UP Umweltanalytische Produkte GmbH offers the latest technology in measuring sapflow and has more than 10 years of experience in manufacturing sensors using the thermal-dissipation technique (see Literature 1).

Measuring sap flow is important for understanding plant water relations and therefore is often used for studies of

• irrigation
• agronomy
• tree water use
• water stress
• etc.

UP offers single sensors, customized sensors and turn-key solutions including dataloggers and power-supply.

The sap flow transports nutrients to the leaves and to active cells (LARCHER 1984). The big water-potential difference between the soil, the plant and the atmosphere as well as capillar power cause the sap flow from the roots to the leaves (ASKENEY, JOLY,DIXON 1894/95).

Transpiration depends on the water-potential in the leaves and meteorological parameters (Wind, Radiation, Humidity and Temperature) as well as on soil moisture.

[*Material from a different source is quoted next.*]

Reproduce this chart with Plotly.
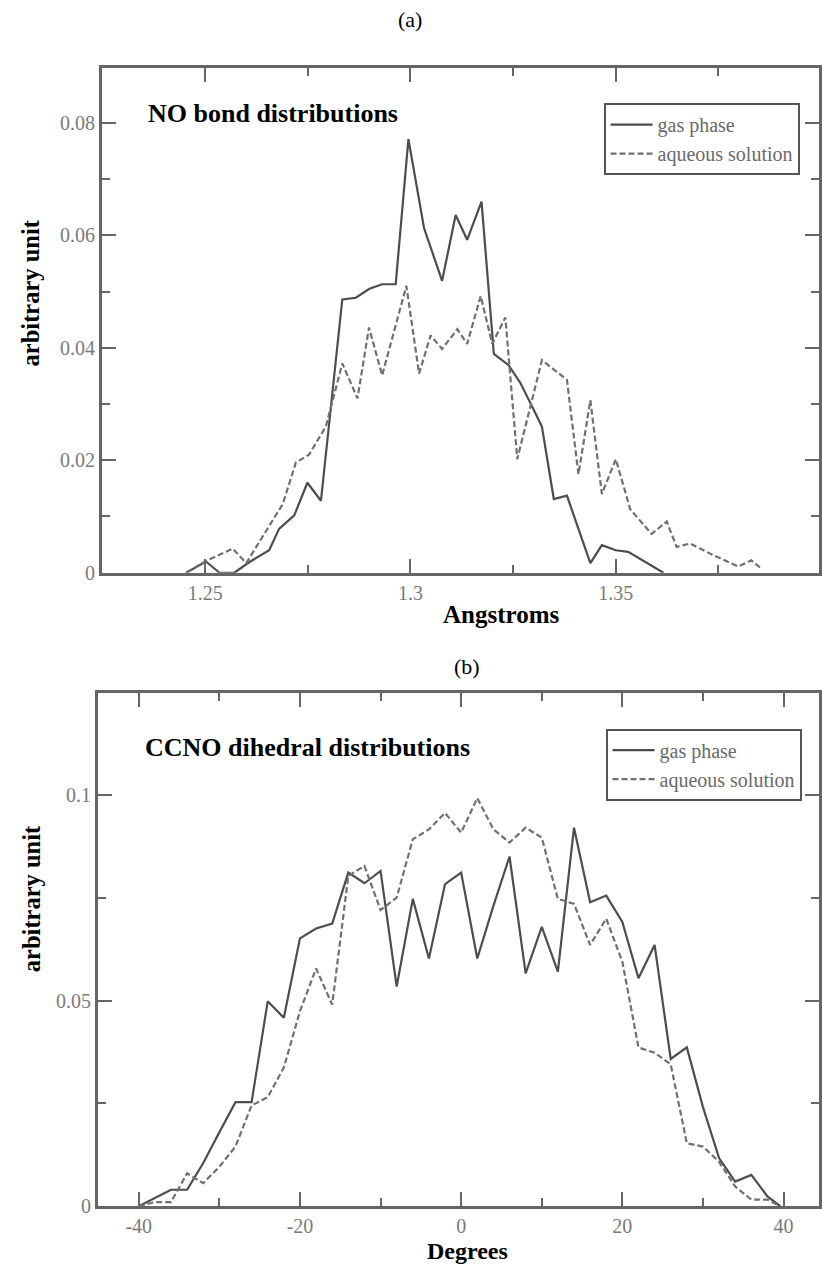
import plotly.graph_objects as go

# ---------------- (a) NO bond distributions ----------------
no_gas_x = [1.2454, 1.2502, 1.2535, 1.2571, 1.2608, 1.2656, 1.2680, 1.2717, 1.2749, 1.2782,
            1.2834, 1.2867, 1.2900, 1.2931, 1.2964, 1.2995, 1.3033, 1.3077, 1.3110, 1.3138,
            1.3173, 1.3203, 1.3239, 1.3268, 1.3300, 1.3320, 1.3349, 1.3381, 1.3438, 1.3466,
            1.3500, 1.3530, 1.3616]
no_gas_y = [0, 0.0020, 0, 0, 0.0019, 0.0040, 0.0078, 0.0102, 0.0160, 0.0128,
            0.0486, 0.0489, 0.0505, 0.0513, 0.0513, 0.0771, 0.0613, 0.0519, 0.0636, 0.0592,
            0.0660, 0.0389, 0.0369, 0.0337, 0.0290, 0.0260, 0.0131, 0.0137, 0.0017, 0.0049,
            0.0040, 0.0037, 0]

no_aq_x = [1.2454, 1.2500, 1.2567, 1.2600, 1.2644, 1.2689, 1.2721, 1.2753, 1.2794, 1.2834,
           1.2871, 1.2899, 1.2931, 1.2990, 1.3021, 1.3049, 1.3077, 1.3114, 1.3138, 1.3171,
           1.3199, 1.3231, 1.3260, 1.3320, 1.3381, 1.3409, 1.3438, 1.3466, 1.3500, 1.3535,
           1.3587, 1.3624, 1.3648, 1.3681, 1.3735, 1.3798, 1.3830, 1.3855]
no_aq_y = [0, 0.0020, 0.0043, 0.0017, 0.0069, 0.0122, 0.0196, 0.0210, 0.0260, 0.0372,
           0.0310, 0.0436, 0.0351, 0.0510, 0.0354, 0.0422, 0.0398, 0.0433, 0.0407, 0.0492,
           0.0407, 0.0454, 0.0202, 0.0378, 0.0343, 0.0175, 0.0307, 0.0140, 0.0202, 0.0113,
           0.0069, 0.0091, 0.0046, 0.0052, 0.0032, 0.0011, 0.0022, 0.0007]

no_xticks = [1.25, 1.3, 1.35]
no_xtick_text = ["1.25", "1.3", "1.35"]

# ---------------- (b) CCNO dihedral distributions ----------------
dih_x = [-40, -38, -36, -34, -32, -30, -28, -26, -24, -22, -20, -18, -16, -14, -12, -10,
         -8, -6, -4, -2, 0, 2, 4, 6, 8, 10, 12, 14, 16, 18, 20, 22, 24, 26, 28, 30,
         32, 34, 36, 38, 39.6]
dih_gas_y = [0, 0.0020, 0.0040, 0.0040, 0.0105, 0.0180, 0.0253, 0.0253, 0.0498, 0.0458,
             0.0651, 0.0675, 0.0687, 0.0811, 0.0785, 0.0815, 0.0534, 0.0747, 0.0602, 0.0783,
             0.0811, 0.0602, 0.0730, 0.0850, 0.0566, 0.0679, 0.0570, 0.0920, 0.0739, 0.0755,
             0.0691, 0.0554, 0.0635, 0.0358, 0.0386, 0.0241, 0.0117, 0.0060, 0.0076, 0.0024,
             0]
dih_aq_y = [0, 0.0010, 0.0010, 0.0080, 0.0056, 0.0096, 0.0145, 0.0245, 0.0265, 0.0337,
            0.0474, 0.0578, 0.0490, 0.0803, 0.0827, 0.0720, 0.0750, 0.0892, 0.0916, 0.0956,
            0.0908, 0.0992, 0.0916, 0.0884, 0.0920, 0.0896, 0.0747, 0.0735, 0.0635, 0.0699,
            0.0594, 0.0386, 0.0373, 0.0345, 0.0153, 0.0145, 0.0108, 0.0048, 0.0016, 0.0016,
            0]

dih_xticks = [-40, -20, 0, 20, 40]
dih_xtick_text = ["-40", "-20", "0", "20", "40"]

series_names = ["gas phase", "aqueous solution"]

FONT = "Liberation Serif"
W, H = 822, 1278

GAS_LINE = dict(color="#4d4d4d", width=2.2)
AQ_LINE = dict(color="#707070", width=2.2, dash="6px,3px")

fig = go.Figure()
fig.add_trace(go.Scatter(x=no_gas_x, y=no_gas_y, mode="lines", name=series_names[0],
                         line=GAS_LINE, xaxis="x", yaxis="y", legend="legend"))
fig.add_trace(go.Scatter(x=no_aq_x, y=no_aq_y, mode="lines", name=series_names[1],
                         line=AQ_LINE, xaxis="x", yaxis="y", legend="legend"))
fig.add_trace(go.Scatter(x=dih_x, y=dih_gas_y, mode="lines", name=series_names[0],
                         line=GAS_LINE, xaxis="x2", yaxis="y2", legend="legend2"))
fig.add_trace(go.Scatter(x=dih_x, y=dih_aq_y, mode="lines", name=series_names[1],
                         line=AQ_LINE, xaxis="x2", yaxis="y2", legend="legend2"))


def px_x(p):
    return p / W


def px_y(p):
    return 1 - p / H


def axis_style(dtick, tick0, minor_dtick):
    return dict(
        showline=True, linecolor="#666666", linewidth=3, mirror="allticks",
        ticks="inside", ticklen=14, tickwidth=2, tickcolor="#666666",
        showgrid=False, zeroline=False,
        tickmode="linear", dtick=dtick, tick0=tick0,
        tickfont=dict(family=FONT, size=20, color="#7a7a7a"),
        minor=dict(ticks="inside", ticklen=8, tickwidth=2, tickcolor="#666666",
                   dtick=minor_dtick, tick0=tick0, showgrid=False),
    )


xa1 = axis_style(0.05, 1.25, 0.025)
xa1.update(domain=[px_x(102.3), px_x(820.7)], anchor="y", range=[1.2249, 1.3994],
           tickmode="array", tickvals=no_xticks, ticktext=no_xtick_text)
ya1 = axis_style(0.02, 0, 0.01)
ya1.update(domain=[px_y(577.7), px_y(68.3)], anchor="x", range=[0, 0.0898])

xa2 = axis_style(20, 0, 10)
xa2.update(domain=[px_x(98.3), px_x(820.7)], anchor="y2", range=[-45.05, 44.36],
           tickmode="array", tickvals=dih_xticks, ticktext=dih_xtick_text)
ya2 = axis_style(0.05, 0, 0.025)
ya2.update(domain=[px_y(1216.7), px_y(699.4)], anchor="x2", range=[0, 0.12465])

legend_common = dict(
    xanchor="left", yanchor="top", bgcolor="white", bordercolor="#555555", borderwidth=2,
    font=dict(family=FONT, size=20, color="#6a6a6a"), itemwidth=42, tracegroupgap=0,
)
leg1 = dict(legend_common, x=px_x(605), y=px_y(104))
leg2 = dict(legend_common, x=px_x(607), y=px_y(735))


def ann(text, x, y, size, bold=False, angle=0, xanchor="center", color="black"):
    t = f"<b>{text}</b>" if bold else text
    return dict(text=t, x=px_x(x), y=px_y(y), xref="paper", yref="paper",
                xanchor=xanchor, yanchor="middle", showarrow=False, textangle=angle,
                font=dict(family=FONT, size=size, color=color))


annotations = [
    ann("(a)", 411, 20, 22),
    ann("(b)", 468, 672, 22),
    ann("NO bond distributions", 146, 114, 26, bold=True, xanchor="left"),
    ann("CCNO dihedral distributions", 143, 754, 26, bold=True, xanchor="left"),
    ann("arbitrary unit", 31, 295, 24.5, bold=True, angle=-90),
    ann("arbitrary unit", 31, 906, 24.5, bold=True, angle=-90),
    ann("Angstroms", 502, 620, 25, bold=True),
    ann("Degrees", 469, 1262, 24, bold=True),
]

fig.update_layout(
    width=W, height=H, margin=dict(l=0, r=0, t=0, b=0),
    paper_bgcolor="white", plot_bgcolor="white",
    xaxis=xa1, yaxis=ya1, xaxis2=xa2, yaxis2=ya2,
    legend=leg1, legend2=leg2,
    annotations=annotations,
)

fig.write_html("out.html")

Sap flow/Transpiration starts in the early morning hours and has maximum values about midday. At predawn hours sap flow is almost null. Measuring sap flow is a key technique in understanding and regulating plant water relations.

Each sensor consists of two identical manufactured needles with copper-constantan-thermocouples (Type T) and a special heating wire. Both thermocouples are connected in a way, that the signal corresponds directly with the temperature difference of both sensor elements.

The two needles are installed one above the other into the sapwood. The top needle is heated using a constant current source (120mA). This results in a temperature difference between both needles depending on the sap velocity.

High flux transports the heat upwards and shows a low signal, various low flux (e.g. at night) causes the highest temperature difference (about 10-13 °C). This measurement principle was developed in 1985 from Dr. André Granier at INRA, Nancy (see Literature 1+2).

1. Granier, André (1985): Une nouvelle méthode pour la mesure du flux de sève brute dans le tronc des arbres, Ann.Sci.For., 1985, 42 (2), 193-200.
2. Granier A (1987): Mesure du flux de sève brute dans le tronc du Douglas par une nouvelle méthode thermique. Ann.Sc.For., Seichamps, 44
3. Schulze ED, Hall AE (1982): Stomatal responses, water loss and CO2-assimilation rates of plants in contrasting environments. In: Lange OL, Nobel PS, Osmond CB, Ziegler H (eds.) Encyclopedia plant physiol, vol 12B. Springer Verlag Berlin Heidelberg New York, pp 181-230.